**Stored records**
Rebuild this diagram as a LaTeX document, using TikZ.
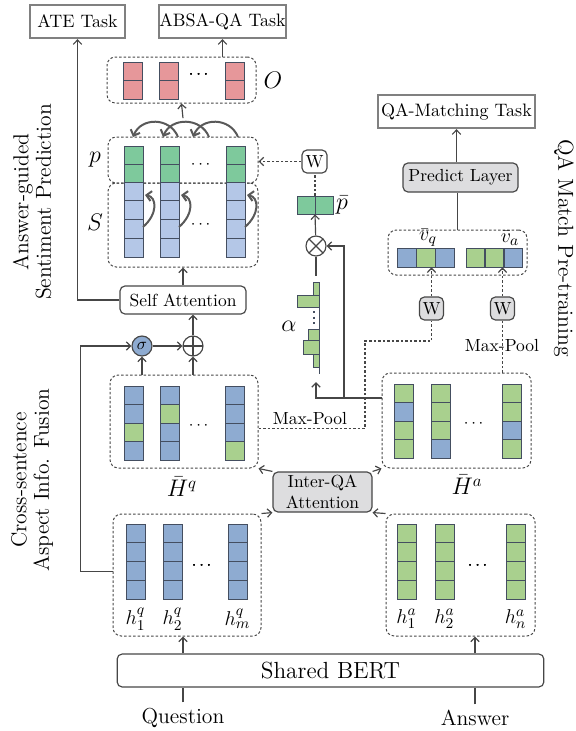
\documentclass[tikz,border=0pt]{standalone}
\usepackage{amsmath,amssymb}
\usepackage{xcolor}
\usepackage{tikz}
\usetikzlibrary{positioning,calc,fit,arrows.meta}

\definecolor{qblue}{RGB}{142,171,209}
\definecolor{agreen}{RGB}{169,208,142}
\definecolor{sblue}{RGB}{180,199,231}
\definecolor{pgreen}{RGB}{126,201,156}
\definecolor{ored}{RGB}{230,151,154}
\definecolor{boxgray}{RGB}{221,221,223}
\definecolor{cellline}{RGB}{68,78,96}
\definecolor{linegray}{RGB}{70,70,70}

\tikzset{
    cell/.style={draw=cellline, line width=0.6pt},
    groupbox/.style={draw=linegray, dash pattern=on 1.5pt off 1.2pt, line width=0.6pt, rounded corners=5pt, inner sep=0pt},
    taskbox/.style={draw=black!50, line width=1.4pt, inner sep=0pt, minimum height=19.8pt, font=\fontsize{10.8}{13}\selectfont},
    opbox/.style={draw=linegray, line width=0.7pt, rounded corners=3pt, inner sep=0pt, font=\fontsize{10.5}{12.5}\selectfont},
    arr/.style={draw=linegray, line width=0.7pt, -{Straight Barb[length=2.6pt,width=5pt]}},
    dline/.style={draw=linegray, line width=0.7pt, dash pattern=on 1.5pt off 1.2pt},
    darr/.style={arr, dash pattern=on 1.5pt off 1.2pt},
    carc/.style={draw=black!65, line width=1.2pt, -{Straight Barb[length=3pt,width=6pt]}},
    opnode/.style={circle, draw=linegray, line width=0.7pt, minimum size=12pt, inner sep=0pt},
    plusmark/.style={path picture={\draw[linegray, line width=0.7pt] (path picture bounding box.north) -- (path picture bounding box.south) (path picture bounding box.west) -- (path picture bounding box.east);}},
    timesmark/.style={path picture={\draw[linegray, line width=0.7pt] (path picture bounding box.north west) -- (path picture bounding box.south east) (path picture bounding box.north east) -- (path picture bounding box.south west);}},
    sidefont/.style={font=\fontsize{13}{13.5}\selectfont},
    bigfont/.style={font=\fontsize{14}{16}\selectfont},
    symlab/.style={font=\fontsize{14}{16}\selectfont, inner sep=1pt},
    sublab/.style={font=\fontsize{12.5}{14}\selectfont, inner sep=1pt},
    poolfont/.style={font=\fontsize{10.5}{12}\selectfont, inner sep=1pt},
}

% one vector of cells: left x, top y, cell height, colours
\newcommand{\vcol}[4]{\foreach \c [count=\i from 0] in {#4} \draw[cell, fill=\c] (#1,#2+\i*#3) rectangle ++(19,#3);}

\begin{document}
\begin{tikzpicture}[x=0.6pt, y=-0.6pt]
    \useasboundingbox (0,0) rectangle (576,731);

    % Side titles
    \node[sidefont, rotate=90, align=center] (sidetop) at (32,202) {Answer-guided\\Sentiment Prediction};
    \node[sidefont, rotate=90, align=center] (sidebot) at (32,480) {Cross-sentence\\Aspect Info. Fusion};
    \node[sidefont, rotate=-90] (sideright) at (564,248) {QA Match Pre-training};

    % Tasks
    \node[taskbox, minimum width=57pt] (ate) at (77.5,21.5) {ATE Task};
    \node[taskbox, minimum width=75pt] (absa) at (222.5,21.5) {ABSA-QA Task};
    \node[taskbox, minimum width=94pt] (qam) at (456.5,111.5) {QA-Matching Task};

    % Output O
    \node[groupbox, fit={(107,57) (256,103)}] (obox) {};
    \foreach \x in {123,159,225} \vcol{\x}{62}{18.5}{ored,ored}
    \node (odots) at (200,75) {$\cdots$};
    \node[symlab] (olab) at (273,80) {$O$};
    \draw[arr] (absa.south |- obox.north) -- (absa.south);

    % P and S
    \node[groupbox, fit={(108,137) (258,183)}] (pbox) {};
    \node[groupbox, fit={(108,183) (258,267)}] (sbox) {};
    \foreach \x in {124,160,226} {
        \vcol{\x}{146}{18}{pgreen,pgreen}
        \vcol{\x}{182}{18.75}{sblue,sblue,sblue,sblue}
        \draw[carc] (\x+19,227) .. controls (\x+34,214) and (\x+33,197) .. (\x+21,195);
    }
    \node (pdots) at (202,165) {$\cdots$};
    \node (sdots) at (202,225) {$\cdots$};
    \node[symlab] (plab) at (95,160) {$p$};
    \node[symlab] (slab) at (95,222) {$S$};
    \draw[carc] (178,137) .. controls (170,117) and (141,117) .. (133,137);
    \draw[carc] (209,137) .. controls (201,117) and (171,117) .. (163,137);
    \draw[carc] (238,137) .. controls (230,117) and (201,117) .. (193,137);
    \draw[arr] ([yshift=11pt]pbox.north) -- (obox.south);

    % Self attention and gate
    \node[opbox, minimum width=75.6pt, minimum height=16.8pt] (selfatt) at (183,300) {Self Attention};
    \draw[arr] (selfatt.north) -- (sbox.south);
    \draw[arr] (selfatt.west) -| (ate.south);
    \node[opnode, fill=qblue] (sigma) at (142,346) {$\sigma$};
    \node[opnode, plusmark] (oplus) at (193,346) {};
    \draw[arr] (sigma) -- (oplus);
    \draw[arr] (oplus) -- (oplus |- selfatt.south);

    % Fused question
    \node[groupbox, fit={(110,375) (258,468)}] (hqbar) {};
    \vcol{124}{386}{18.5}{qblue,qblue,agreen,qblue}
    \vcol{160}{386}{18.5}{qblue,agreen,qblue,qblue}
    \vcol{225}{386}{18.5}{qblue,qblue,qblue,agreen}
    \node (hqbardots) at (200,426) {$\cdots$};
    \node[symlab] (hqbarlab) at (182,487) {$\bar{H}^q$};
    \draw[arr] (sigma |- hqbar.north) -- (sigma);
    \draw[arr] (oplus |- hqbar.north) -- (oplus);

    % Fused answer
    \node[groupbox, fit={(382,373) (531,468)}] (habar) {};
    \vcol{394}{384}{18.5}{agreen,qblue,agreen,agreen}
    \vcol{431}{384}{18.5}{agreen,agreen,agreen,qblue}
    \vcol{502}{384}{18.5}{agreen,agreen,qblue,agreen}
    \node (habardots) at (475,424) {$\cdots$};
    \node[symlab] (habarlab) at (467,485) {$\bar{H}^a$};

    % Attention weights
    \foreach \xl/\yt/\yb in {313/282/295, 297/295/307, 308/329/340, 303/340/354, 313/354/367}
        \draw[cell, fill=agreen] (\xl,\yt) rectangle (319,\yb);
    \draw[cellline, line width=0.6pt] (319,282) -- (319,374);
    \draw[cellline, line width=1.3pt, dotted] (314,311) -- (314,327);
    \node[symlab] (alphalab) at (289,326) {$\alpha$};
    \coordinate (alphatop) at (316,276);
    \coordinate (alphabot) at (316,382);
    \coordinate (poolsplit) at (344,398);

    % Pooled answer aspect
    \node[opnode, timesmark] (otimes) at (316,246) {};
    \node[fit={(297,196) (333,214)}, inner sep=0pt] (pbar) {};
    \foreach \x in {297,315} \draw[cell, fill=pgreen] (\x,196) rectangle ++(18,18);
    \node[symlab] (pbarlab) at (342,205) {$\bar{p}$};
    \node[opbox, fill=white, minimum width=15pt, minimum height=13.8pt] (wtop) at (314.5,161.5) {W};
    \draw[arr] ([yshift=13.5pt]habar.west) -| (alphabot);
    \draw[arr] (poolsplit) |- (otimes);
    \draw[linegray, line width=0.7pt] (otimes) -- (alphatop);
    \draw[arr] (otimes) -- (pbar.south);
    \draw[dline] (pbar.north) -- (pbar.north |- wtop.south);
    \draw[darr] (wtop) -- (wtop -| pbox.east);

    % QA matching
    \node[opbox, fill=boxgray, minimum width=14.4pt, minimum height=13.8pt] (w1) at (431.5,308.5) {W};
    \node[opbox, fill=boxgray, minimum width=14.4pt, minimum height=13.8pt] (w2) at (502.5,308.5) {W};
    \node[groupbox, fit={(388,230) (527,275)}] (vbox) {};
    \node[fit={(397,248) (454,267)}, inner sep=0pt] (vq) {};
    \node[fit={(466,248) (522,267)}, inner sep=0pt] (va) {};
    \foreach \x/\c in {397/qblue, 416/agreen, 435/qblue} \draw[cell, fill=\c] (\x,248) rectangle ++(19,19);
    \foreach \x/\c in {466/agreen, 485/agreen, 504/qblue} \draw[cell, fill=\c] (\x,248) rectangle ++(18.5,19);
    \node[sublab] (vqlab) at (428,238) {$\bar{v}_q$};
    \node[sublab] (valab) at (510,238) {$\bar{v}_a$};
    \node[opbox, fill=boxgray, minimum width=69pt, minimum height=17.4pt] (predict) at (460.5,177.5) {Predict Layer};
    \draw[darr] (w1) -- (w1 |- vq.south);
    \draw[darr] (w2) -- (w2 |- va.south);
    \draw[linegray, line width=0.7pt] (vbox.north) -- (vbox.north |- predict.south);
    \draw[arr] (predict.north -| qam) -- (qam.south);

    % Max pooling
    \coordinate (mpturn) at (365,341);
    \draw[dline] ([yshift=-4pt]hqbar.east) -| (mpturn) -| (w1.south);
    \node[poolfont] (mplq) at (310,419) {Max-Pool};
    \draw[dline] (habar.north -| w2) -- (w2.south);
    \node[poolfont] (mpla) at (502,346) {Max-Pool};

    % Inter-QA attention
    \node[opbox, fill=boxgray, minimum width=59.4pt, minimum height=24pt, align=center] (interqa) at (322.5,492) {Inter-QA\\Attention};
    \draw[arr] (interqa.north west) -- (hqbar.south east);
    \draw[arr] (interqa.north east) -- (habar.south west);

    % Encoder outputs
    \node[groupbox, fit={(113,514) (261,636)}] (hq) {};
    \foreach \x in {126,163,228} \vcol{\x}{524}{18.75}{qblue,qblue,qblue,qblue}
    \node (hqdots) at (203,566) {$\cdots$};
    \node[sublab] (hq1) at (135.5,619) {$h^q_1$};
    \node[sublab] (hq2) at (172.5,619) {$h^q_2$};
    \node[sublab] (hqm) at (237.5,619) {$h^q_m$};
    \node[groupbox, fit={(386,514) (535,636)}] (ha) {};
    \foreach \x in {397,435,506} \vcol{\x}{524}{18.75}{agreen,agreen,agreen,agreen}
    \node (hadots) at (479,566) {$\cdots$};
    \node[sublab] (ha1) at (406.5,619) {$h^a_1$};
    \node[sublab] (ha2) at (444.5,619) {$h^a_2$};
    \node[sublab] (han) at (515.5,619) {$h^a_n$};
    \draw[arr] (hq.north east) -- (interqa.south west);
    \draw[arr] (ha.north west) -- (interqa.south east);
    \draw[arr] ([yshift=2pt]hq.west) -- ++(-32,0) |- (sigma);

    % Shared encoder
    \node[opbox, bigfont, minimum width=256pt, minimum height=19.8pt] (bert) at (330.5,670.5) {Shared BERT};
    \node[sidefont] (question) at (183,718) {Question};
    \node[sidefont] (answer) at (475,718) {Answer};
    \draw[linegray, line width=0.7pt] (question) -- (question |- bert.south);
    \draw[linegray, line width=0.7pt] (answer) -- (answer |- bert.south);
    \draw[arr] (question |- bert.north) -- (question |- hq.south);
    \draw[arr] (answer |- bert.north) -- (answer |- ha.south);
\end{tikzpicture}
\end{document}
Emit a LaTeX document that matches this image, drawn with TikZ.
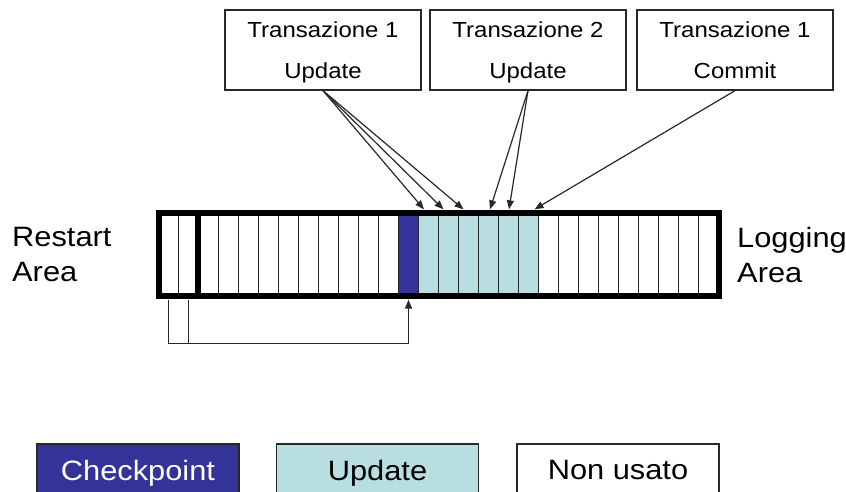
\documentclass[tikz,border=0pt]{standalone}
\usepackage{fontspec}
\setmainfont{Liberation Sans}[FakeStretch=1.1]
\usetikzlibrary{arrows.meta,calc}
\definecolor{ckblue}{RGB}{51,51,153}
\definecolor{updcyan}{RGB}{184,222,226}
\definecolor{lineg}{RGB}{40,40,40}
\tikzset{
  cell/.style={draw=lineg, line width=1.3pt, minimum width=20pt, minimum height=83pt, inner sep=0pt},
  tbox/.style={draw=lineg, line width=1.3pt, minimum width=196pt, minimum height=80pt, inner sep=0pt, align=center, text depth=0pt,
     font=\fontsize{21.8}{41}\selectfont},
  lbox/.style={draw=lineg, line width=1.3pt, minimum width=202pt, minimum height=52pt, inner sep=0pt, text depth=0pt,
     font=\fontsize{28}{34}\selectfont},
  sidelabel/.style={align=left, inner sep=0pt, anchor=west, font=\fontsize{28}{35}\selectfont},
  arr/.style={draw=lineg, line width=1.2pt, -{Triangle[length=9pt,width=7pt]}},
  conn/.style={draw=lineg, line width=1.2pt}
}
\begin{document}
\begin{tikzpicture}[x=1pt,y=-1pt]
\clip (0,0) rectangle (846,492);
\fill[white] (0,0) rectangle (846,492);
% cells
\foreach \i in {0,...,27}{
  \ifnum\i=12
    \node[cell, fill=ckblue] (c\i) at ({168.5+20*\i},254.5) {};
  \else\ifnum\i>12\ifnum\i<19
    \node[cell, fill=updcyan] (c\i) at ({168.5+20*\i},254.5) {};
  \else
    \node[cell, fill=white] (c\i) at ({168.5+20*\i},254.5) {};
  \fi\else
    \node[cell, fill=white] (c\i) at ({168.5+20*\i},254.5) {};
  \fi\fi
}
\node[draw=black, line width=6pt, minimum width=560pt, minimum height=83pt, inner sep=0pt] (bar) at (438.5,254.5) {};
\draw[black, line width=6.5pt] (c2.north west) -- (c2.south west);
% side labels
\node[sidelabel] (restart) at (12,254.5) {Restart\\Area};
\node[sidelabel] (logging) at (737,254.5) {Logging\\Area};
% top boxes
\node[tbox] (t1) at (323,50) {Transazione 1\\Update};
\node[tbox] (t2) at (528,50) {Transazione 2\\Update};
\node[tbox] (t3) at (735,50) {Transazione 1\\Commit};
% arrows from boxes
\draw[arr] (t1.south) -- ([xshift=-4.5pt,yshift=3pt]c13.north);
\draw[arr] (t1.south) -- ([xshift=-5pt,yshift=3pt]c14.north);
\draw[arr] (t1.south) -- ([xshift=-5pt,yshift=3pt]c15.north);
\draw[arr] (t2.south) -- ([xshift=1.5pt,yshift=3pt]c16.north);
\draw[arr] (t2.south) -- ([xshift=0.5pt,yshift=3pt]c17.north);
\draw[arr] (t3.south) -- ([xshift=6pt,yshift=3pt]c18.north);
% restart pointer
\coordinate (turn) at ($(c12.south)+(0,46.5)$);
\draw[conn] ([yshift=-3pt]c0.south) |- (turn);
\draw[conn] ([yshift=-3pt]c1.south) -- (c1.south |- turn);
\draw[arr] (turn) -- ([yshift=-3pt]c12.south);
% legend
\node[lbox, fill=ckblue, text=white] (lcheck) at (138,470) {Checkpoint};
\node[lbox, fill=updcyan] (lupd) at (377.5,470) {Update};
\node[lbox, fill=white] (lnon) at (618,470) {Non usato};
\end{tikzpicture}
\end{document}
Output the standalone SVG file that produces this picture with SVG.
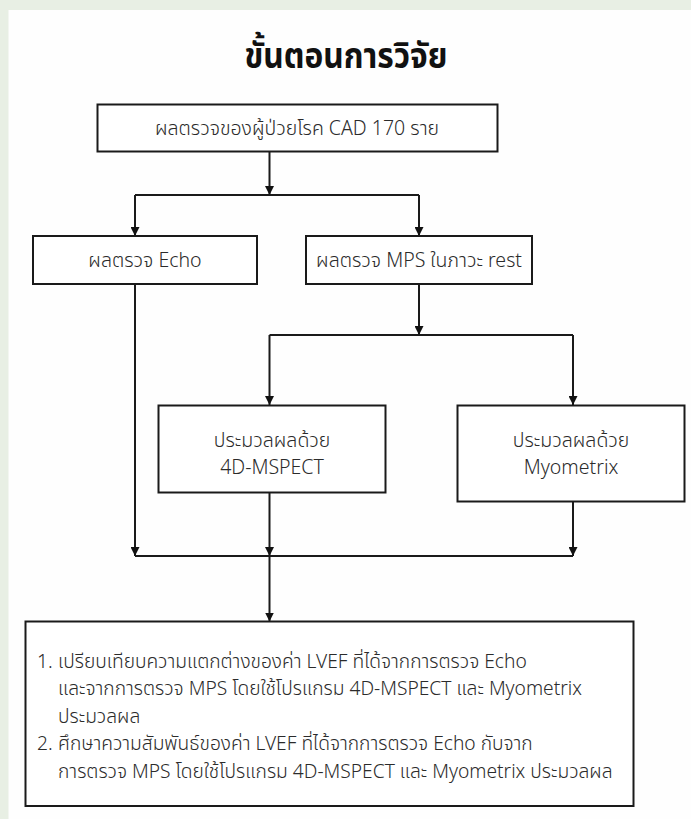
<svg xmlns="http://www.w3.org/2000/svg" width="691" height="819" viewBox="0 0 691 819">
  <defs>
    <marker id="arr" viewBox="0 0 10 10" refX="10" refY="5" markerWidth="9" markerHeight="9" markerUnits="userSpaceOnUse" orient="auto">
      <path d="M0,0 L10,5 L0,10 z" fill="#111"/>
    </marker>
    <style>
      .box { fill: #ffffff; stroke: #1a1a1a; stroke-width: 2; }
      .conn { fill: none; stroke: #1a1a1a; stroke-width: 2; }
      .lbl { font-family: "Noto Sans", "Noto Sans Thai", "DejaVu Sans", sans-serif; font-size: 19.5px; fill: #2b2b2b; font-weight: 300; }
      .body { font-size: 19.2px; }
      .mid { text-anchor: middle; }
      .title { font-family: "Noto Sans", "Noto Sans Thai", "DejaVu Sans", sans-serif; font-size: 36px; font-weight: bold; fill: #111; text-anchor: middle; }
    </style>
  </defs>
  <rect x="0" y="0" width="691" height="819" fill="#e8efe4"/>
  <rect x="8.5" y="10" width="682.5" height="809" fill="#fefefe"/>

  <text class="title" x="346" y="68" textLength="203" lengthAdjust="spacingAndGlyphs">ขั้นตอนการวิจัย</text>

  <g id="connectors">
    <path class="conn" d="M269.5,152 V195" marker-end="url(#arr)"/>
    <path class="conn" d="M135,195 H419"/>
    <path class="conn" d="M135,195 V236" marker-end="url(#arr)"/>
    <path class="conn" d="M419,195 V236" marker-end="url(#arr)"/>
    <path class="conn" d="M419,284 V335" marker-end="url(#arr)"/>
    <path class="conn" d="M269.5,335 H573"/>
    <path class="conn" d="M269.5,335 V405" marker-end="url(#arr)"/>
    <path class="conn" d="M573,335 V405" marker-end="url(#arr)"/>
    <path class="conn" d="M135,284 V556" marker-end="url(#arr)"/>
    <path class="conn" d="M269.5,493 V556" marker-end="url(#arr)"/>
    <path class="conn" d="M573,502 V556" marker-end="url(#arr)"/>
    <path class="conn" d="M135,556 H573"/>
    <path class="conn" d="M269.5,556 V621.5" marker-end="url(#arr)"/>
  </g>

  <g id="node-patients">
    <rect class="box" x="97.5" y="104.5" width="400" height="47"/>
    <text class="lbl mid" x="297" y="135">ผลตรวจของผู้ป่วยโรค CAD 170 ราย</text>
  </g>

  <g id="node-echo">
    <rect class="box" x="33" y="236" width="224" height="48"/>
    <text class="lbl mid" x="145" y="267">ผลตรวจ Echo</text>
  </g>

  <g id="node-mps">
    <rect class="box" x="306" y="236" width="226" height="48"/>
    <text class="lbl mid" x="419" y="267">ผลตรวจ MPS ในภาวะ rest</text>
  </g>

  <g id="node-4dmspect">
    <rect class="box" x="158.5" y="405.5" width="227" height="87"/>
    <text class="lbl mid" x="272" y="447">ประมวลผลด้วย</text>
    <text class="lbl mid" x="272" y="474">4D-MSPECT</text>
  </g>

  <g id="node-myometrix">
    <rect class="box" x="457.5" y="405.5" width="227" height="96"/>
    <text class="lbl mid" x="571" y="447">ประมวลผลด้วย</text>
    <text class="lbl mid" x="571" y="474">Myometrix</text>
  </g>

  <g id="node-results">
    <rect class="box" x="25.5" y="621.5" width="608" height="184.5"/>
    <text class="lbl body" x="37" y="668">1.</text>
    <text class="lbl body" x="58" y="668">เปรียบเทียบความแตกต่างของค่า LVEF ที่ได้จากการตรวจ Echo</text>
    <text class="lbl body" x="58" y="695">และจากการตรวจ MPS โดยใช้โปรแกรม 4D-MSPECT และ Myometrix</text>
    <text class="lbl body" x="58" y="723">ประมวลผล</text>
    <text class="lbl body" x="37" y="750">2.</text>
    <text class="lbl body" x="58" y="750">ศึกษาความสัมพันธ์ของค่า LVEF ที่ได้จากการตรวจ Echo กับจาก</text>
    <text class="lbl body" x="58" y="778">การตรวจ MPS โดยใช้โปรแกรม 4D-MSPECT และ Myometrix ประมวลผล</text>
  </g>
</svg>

**Written instruction**
Look for "this" and pull out every line that has it.

**Complete output**
Rebuild this diagram as a LaTeX document, using TikZ.
Emit a LaTeX document that matches this image, drawn with TikZ.
Output the standalone SVG file that produces this picture with SVG.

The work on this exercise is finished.